Cymdeithas Hanes Resolfen History Society

A web log for the Resolven History Society which publishes articles and stories related to Resolven and the immediate surroundings.

Monday, November 13, 2017

Jacobitism in South Wales

"Bonnie Prince Charlie"
Charles Edward Stuart


This month’s speaker was Mr Steve David of Bryncoch, who has spoken to the Society on several occasions. Mr David took Jacobitism as his theme and began by asking the central question as to where “Bonnie Prince Charlie”, was born? Several answers were offered including Scotland and France. The correct answer, Rome, was the prelude for a very illuminating talk on the issue of Jacobitism which spread far further and deeper than the romanticism of Sir Walter Scott and Robert Louis Stephenson.

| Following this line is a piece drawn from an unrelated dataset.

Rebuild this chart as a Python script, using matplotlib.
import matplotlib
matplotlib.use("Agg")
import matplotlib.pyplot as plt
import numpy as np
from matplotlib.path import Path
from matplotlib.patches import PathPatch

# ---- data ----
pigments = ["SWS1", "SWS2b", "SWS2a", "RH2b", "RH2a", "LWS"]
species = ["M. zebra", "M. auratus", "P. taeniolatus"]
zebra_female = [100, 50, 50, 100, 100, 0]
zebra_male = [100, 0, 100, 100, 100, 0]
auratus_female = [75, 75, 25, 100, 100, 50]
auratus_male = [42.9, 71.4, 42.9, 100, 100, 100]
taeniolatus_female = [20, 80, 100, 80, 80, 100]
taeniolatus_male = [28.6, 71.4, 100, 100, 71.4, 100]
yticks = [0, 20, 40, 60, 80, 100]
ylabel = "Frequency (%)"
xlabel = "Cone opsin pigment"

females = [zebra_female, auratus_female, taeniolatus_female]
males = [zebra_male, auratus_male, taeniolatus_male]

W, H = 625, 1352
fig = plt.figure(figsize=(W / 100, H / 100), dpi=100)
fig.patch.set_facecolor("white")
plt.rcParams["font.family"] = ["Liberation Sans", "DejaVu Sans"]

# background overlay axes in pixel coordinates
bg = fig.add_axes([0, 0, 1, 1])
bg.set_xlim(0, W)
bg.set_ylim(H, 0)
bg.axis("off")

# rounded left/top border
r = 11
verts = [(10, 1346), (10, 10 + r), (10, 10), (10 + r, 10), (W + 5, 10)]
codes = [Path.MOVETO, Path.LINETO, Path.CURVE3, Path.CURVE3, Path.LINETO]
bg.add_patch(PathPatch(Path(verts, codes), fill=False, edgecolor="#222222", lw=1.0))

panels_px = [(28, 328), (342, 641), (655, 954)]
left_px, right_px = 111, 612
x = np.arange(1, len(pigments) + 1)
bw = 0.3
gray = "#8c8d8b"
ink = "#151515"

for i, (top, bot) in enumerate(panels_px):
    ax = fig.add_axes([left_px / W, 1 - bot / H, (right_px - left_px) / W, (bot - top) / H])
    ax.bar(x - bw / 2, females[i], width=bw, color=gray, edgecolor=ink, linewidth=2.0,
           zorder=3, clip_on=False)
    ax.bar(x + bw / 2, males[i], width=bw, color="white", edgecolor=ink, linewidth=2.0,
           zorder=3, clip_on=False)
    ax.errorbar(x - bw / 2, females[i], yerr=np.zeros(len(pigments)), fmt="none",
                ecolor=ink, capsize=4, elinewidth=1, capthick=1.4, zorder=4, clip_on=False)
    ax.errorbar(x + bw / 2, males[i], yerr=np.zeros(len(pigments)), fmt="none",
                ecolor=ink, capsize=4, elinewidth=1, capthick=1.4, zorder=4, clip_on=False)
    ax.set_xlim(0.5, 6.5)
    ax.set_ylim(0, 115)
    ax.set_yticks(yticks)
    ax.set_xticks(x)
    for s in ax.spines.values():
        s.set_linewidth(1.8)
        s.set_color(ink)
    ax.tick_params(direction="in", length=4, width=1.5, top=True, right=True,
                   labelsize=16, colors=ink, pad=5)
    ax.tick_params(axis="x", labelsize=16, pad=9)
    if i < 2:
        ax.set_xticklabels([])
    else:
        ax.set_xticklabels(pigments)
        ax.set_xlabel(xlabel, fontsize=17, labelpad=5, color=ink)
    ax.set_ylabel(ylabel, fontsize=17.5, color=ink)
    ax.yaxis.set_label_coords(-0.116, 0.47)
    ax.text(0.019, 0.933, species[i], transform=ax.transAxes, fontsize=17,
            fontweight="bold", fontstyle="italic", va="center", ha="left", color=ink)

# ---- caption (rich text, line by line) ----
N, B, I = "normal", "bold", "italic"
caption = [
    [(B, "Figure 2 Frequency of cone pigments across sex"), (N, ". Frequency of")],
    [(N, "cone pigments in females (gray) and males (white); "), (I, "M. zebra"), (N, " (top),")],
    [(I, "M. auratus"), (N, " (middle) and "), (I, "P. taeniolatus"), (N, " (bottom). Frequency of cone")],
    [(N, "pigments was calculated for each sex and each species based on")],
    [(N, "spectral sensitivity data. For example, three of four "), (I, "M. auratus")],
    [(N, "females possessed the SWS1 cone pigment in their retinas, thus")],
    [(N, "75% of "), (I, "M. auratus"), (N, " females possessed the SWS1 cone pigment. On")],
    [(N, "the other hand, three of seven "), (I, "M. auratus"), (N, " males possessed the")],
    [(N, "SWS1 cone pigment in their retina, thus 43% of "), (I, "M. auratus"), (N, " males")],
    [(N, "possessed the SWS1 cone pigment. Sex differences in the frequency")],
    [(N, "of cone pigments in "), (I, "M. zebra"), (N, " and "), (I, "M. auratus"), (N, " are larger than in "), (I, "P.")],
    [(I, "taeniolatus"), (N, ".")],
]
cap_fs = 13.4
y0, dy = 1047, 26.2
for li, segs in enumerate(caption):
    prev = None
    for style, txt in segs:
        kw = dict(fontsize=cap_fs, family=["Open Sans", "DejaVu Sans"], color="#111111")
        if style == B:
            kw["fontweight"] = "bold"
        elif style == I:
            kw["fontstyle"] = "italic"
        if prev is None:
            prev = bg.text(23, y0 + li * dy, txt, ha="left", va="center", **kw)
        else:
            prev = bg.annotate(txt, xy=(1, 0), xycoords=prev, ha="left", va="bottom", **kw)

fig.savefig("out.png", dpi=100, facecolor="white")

Richard Gwynne, President of the Society of Sea Sergeants which met until 1762.
Mr David gave a detailed explanation as to how Jacobitism arose owing to the combination of an untidy succession of Stuart monarchs leading to the joint reign of William and Mary following the “Glorious and Bloodless Revolution”, of 1688. The Act of Succession of 1701 ensured that there had to be a Protestant monarch. The deposed James the Second’s son, James Edward Stuart, lived in Rome as “the Prince across the Water”. He was acknowledged as the legitimate successor and Prince of Wales, by the Jacobites and as the “Old Pretender”, by the supporters of the Hanoverian Succession of 1714. Queen Anne was the last of the Stuarts and the solidly protestant German speaking Hanoverian , George the First, (despite being 17th in line to the throne) was invited to take the British throne. Therefore in essence Jacobitism  far from being a restoration of Roman Catholicism was more a battle between the old established order personified by the Tories and the new one identified by the Whigs. The issue of the Old and New pretenders, in James Edward Stuart and his son Charles Edward Stuart, would not subside until George the Third came to the throne as an English speaking and more importantly English born King in 1760.

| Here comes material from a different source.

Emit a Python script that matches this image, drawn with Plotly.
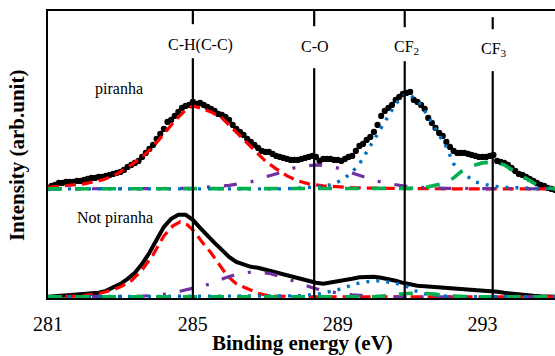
import numpy as np
import plotly.graph_objects as go

# ---------------- data ----------------
# Piranha-treated spectrum (dots), 0.1 eV steps from 281.0 to 295.0
PIR_X = [round(281.0 + 0.1 * i, 1) for i in range(141)]
PIR_Y = [109, 111, 112, 114, 114, 115, 115, 115, 116, 116,
         117, 118, 119, 119, 120, 120, 121, 122, 123, 124,
         125, 127, 130, 132, 134, 136, 140, 144, 148, 152,
         158, 163, 168, 175, 177, 181, 185, 189, 191, 192,
         195, 193, 194, 192, 190, 188, 186, 183, 182, 180,
         177, 172, 168, 165, 162, 158, 155, 152, 149, 146,
         145, 145, 143, 141, 140, 139, 138, 137, 137, 137,
         138, 139, 140, 141, 140, 136, 138, 138, 138, 137,
         137, 136, 138, 140, 141, 146, 151, 153, 157, 160,
         165, 172, 181, 186, 189, 192, 197, 200, 203, 204,
         205, 197, 195, 192, 188, 179, 174, 169, 164, 161,
         155, 150, 146, 144, 144, 144, 143, 142, 141, 140,
         140, 140, 141, 142, 136, 135, 134, 132, 129, 126,
         123, 122, 120, 118, 116, 114, 112, 111, 109, 108, 107]

# Not-piranha spectrum (solid line), 0.2 eV steps
NP_X = [round(281.0 + 0.2 * i, 1) for i in range(71)]
NP_Y = [0, 0.5, 0.5, 1, 1.5, 2, 3, 4, 6, 9,
        13, 18, 24, 33, 44, 57, 70, 78, 82, 82,
        77, 69, 61, 54, 47, 40, 35, 32, 30, 29,
        27, 25, 23, 21, 19, 17, 15, 14, 13, 14,
        15, 16, 18, 19.5, 20, 20, 19, 18, 16, 14,
        12, 11, 10.5, 10, 9.5, 9, 9, 8.5, 7.5, 7,
        7, 6, 5, 4, 3, 2, 1.5, 1, 0.5, 0, 0]

# Piranha fitted components
P_CH_X = [281.0, 281.5, 282.0, 282.5, 282.8, 283.0, 283.3, 283.6, 283.9, 284.2, 284.5, 284.8,
          285.0, 285.2, 285.5, 285.8, 286.1, 286.4, 286.7, 287.0, 287.3, 287.6, 287.9, 288.2,
          288.6, 289.0, 289.5, 290.5, 292.0, 295.0]
P_CH_Y = [109.5, 111, 113, 117, 121, 125, 132, 140, 150, 163, 176, 187,
          191, 189, 185, 179, 168, 157, 146, 136, 128, 121, 116, 113,
          111, 110, 109, 108.5, 108, 108]
P_CO_X = [281.0, 284.5, 285.0, 285.5, 286.0, 286.6, 287.0, 287.4, 287.8, 288.1, 288.45, 288.8,
          289.1, 289.4, 289.7, 290.0, 290.3, 290.8, 291.3, 292.0, 295.0]
P_CO_Y = [108, 108, 108.5, 110, 111.5, 115, 120, 124, 129, 131, 132, 130.5,
          128, 124, 120, 116.5, 114, 111, 109.5, 108.5, 108]
P_CF2_X = [281.0, 287.5, 288.0, 288.4, 288.8, 289.0, 289.2, 289.4, 289.6, 289.8, 290.0, 290.2,
           290.3, 290.45, 290.6, 290.8, 290.95, 291.1, 291.25, 291.4, 291.6, 291.8, 292.0, 292.2,
           292.4, 292.6, 292.8, 293.0, 293.25, 293.6, 294.2, 295.0]
P_CF2_Y = [108, 108, 109, 110, 112, 115, 119, 125, 133, 145, 158, 170,
           176, 185, 193, 201, 204, 199, 194, 186, 174, 163, 150, 133,
           125, 120, 115, 113, 111, 109.5, 108.5, 108]
P_CF3_X = [281.0, 290.5, 291.0, 291.5, 291.8, 292.0, 292.2, 292.4, 292.7, 293.0, 293.3, 293.6,
           293.9, 294.2, 294.5, 294.8, 295.0]
P_CF3_Y = [108, 108, 108.5, 110, 112, 114, 119, 125, 131, 134, 135, 132,
           125, 118, 112, 109, 108]

# Not-piranha fitted components
N_CH_X = [281.0, 281.5, 282.0, 282.5, 282.8, 283.0, 283.3, 283.6, 283.9, 284.2, 284.45, 284.65,
          284.85, 285.05, 285.25, 285.5, 285.7, 285.95, 286.2, 286.5, 286.8, 287.1, 287.5, 288.0, 295.0]
N_CH_Y = [0, 0.5, 1, 4, 7, 10, 16, 27, 42, 61, 71, 75,
          72, 65, 55, 44, 34, 21, 13, 8, 3.5, 1, 0.3, 0, 0]
N_CO_X = [281.0, 283.5, 284.0, 284.3, 284.7, 285.1, 285.5, 285.9, 286.3, 286.7, 287.1, 287.5,
          287.9, 288.3, 288.7, 289.0, 289.4, 290.0, 290.5, 295.0]
N_CO_Y = [0, 0.5, 1.5, 3, 6, 9.5, 13, 19, 23.5, 25, 23.5, 19.5,
          14, 9, 5.5, 4, 2, 0.5, 0, 0]
N_CF2_X = [281.0, 287.5, 288.0, 288.5, 288.8, 289.0, 289.25, 289.5, 289.8, 290.07, 290.35, 290.6,
           290.9, 291.1, 291.4, 291.8, 292.3, 292.8, 295.0]
N_CF2_Y = [0, 0.3, 1, 3, 5, 7, 10, 13, 15, 16, 15, 13.5,
           10.5, 6.5, 3, 1, 0.2, 0, 0]
N_CF3_X = [281.0, 290.0, 290.5, 290.8, 291.2, 291.6, 292.0, 292.4, 292.8, 295.0]
N_CF3_Y = [0, 0, 1.5, 3, 3.8, 3, 1, 0.2, 0, 0]

PEAK_EV = [285.0, 288.35, 290.85, 293.28]
PEAK_LABELS = ["C-H(C-C)", "C-O", "CF<sub>2</sub>", "CF<sub>3</sub>"]
SAMPLE_LABELS = ["piranha", "Not piranha"]
X_TICKS = [281, 285, 289, 293]
X_TITLE = "Binding energy (eV)"
Y_TITLE = "Intensity (arb.unit)"

# ---------------- styles ----------------
SERIF = "Liberation Serif"
RED, PURPLE, BLUE, GREEN = "#FF0000", "#7030A0", "#0070C0", "#00B050"
STY = {
    "ch": dict(color=RED, width=3.2, dash="11px,6px"),
    "co": dict(color=PURPLE, width=3.2, dash="13px,14px,3px,14px"),
    "cf2": dict(color=BLUE, width=3.4, dash="3px,7px"),
    "cf3": dict(color=GREEN, width=3.6, dash="14px,13px"),
}

fig = go.Figure()

fig.add_trace(go.Scatter(x=NP_X, y=NP_Y, mode="lines",
                         line=dict(color="black", width=4), hoverinfo="skip"))
fig.add_trace(go.Scatter(x=PIR_X, y=PIR_Y, mode="markers",
                         marker=dict(color="black", size=6.2), hoverinfo="skip"))

for (xs, ys, key) in [(P_CH_X, P_CH_Y, "ch"), (N_CH_X, N_CH_Y, "ch"),
                      (P_CO_X, P_CO_Y, "co"), (N_CO_X, N_CO_Y, "co"),
                      (P_CF2_X, P_CF2_Y, "cf2"), (N_CF2_X, N_CF2_Y, "cf2"),
                      (P_CF3_X, P_CF3_Y, "cf3"), (N_CF3_X, N_CF3_Y, "cf3")]:
    fig.add_trace(go.Scatter(x=xs, y=ys, mode="lines", line=STY[key],
                             hoverinfo="skip"))

# vertical reference lines, broken around their labels
Y_TOP = 286
Y_BOT = -1.2
line_gaps = [  # (upper segment start, upper segment end, lower segment start)
    (Y_TOP, 272.8, 238.8),
    (Y_TOP, 270.8, 228.8),
    (Y_TOP, 269.8, 235.8),
    (279.8, 267.8, 225.8),
]
label_pos = [(285.2, 251.8), (288.37, 250.0), (290.89, 249.0), (293.32, 247.5)]
shapes = []
annotations = []
for ev, lab, gap, lp in zip(PEAK_EV, PEAK_LABELS, line_gaps, label_pos):
    shapes.append(dict(type="line", xref="x", yref="y", x0=ev, x1=ev, y0=gap[0], y1=gap[1],
                       line=dict(color="black", width=2.2)))
    shapes.append(dict(type="line", xref="x", yref="y", x0=ev, x1=ev, y0=gap[2], y1=Y_BOT,
                       line=dict(color="black", width=2.2)))
    annotations.append(dict(x=lp[0], y=lp[1], xref="x", yref="y", text=lab, showarrow=False,
                            xanchor="center", yanchor="middle",
                            font=dict(family=SERIF, size=16, color="black")))

annotations.append(dict(x=282.95, y=207.8, xref="x", yref="y", text=SAMPLE_LABELS[0],
                        showarrow=False, font=dict(family=SERIF, size=16, color="black")))
annotations.append(dict(x=282.85, y=78.8, xref="x", yref="y", text=SAMPLE_LABELS[1],
                        showarrow=False, font=dict(family=SERIF, size=16, color="black")))
annotations.append(dict(x=0.501, y=-0.156, xref="paper", yref="paper", text="<b>%s</b>" % X_TITLE,
                        showarrow=False, xanchor="center", yanchor="middle",
                        font=dict(family=SERIF, size=21, color="black")))
annotations.append(dict(x=-0.0611, y=0.498, xref="paper", yref="paper", text="<b>%s</b>" % Y_TITLE,
                        showarrow=False, xanchor="center", yanchor="middle", textangle=-90,
                        font=dict(family=SERIF, size=21, color="black")))

fig.update_layout(
    width=555, height=356,
    margin=dict(l=48, r=0, t=11, b=58),
    paper_bgcolor="white", plot_bgcolor="white",
    showlegend=False,
    shapes=shapes, annotations=annotations,
    xaxis=dict(range=[281, 295], tickvals=X_TICKS, ticktext=[str(t) for t in X_TICKS],
               showline=True, linewidth=2, linecolor="black", mirror=True,
               ticks="", showgrid=False, zeroline=False, ticklabelstandoff=7,
               tickfont=dict(family=SERIF, size=20, color="black")),
    yaxis=dict(range=[Y_BOT, Y_TOP], showline=True, linewidth=2, linecolor="black",
               ticks="", showticklabels=False, showgrid=False, zeroline=False),
)

# remove the default page margin so the 555x356 figure fills the window exactly
fig.write_html("out.html",
               config={"displayModeBar": False},
               post_script="document.body.style.margin='0';document.body.style.overflow='hidden';")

Glamorgan today would be associated with nonconformity however in the 16th and 17th centuries there were few dissenting chapels, only six in Neath. Each chapel had to be sited at least three miles from a church. Attendance at Anglican services was mandatory and the traditional ruling Tory elite families: the Mansells, Kemeys, Stradling and  Evans amongst others held sway. However in Neath the Shropshire born Mackworth family came to the Gnoll Estate in 1696 when Sir Humphrey Mackworth married the heiress Mary Evans. The Mackworths were viewed as interlopers but the Gnoll estate had coal, copper and limestone and the shrewd use of leases gave the estate an income to rival the Mansells of £4,000 per annum. Historical records indicate that the Mackworth’s despite their wealth were rather shunned socially by the established families. Eventually, Humphrey Mackworth had the audacity to challenge the Mansells for the parliamentary seat of West Gamorgan for the Whigs in 1712. The Mansells plied the tiny electorate with drink for three days prior to the election and held the seat. However, the threat was there and the Tories were on the side of the “King across the water”.

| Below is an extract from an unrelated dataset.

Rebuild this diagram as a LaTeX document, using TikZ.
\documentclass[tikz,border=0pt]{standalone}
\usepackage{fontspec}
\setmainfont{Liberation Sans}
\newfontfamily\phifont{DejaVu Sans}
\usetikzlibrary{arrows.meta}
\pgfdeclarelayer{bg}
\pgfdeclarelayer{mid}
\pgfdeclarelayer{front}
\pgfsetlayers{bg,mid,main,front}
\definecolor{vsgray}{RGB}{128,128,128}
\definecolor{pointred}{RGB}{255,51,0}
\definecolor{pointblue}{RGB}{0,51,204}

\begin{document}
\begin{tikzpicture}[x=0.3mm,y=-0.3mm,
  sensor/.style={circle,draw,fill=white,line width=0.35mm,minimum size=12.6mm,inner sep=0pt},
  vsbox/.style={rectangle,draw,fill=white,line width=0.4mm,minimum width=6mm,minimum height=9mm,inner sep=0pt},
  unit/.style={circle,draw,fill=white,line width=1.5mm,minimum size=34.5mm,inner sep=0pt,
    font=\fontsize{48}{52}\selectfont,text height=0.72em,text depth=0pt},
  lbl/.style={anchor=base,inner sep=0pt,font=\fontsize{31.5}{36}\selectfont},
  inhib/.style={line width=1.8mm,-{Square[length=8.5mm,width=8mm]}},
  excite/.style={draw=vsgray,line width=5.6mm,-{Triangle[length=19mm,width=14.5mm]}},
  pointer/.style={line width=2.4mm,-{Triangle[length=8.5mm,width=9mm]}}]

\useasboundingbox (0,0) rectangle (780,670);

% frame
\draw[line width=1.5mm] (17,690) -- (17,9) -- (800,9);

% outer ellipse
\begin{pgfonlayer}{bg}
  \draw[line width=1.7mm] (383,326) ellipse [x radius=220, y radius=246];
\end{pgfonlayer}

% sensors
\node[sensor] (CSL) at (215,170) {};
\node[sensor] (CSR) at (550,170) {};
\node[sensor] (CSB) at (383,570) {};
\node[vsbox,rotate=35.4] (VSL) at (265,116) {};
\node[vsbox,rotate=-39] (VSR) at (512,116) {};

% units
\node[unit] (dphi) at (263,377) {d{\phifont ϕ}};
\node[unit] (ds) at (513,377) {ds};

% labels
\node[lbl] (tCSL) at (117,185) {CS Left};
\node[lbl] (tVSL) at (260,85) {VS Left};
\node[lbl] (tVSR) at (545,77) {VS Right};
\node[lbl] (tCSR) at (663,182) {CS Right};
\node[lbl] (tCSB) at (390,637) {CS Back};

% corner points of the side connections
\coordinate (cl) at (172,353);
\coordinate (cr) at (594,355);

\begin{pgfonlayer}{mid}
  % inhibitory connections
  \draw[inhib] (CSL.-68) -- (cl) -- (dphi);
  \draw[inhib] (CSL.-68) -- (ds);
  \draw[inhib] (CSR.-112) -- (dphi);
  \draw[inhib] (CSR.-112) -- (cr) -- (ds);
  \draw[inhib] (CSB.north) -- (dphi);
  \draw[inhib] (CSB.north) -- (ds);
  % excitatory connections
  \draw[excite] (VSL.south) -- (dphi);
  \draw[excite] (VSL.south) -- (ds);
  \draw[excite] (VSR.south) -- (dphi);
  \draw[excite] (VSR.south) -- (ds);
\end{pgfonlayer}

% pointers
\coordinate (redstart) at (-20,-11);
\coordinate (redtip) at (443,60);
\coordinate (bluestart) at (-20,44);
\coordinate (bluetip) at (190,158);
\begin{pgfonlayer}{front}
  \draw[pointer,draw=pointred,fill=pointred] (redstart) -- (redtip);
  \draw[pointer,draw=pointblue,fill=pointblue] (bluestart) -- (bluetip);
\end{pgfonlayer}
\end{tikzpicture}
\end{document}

For the following 40 years and the successive Jacobite rebellions, a secret Jacobite society existed in south Wales, “The Society of Sea Sergeants”. In the north of Wales, Watcyn Williams Wyn led a similar society, "the Society of the White Rose".The Sergeants  met on board a yacht four times a year, had a banquet of twelve courses and made Jacobite toasts over a glass of water symbolic of the "King across the water" . Clandestinely they surveyed the ports of the area for the use of an invasion force. Indeed, the recently renovated Llanelly House in Llanelli has the emblem of the Society emblazoned in the forms of letters S on its walls. However, they made sure that their secret plotting was not discovered, indeed few made the journey to England in order to join either pretenders when given the chance. In defiance, the industrialist William Morris (who gave his name to Morriston) raised a company of men to fight for the Protestant succession and to defend the ports in the area. 

Mr Trefor Jones, in the unfortunate absence of both Chairman and President gave the vote of thanks and stated how the present Brexit machinations and its vested interests mirrored much of the chicanery of the Jacobite period. He also thanked Mr David for an inspired talk on a little known subject.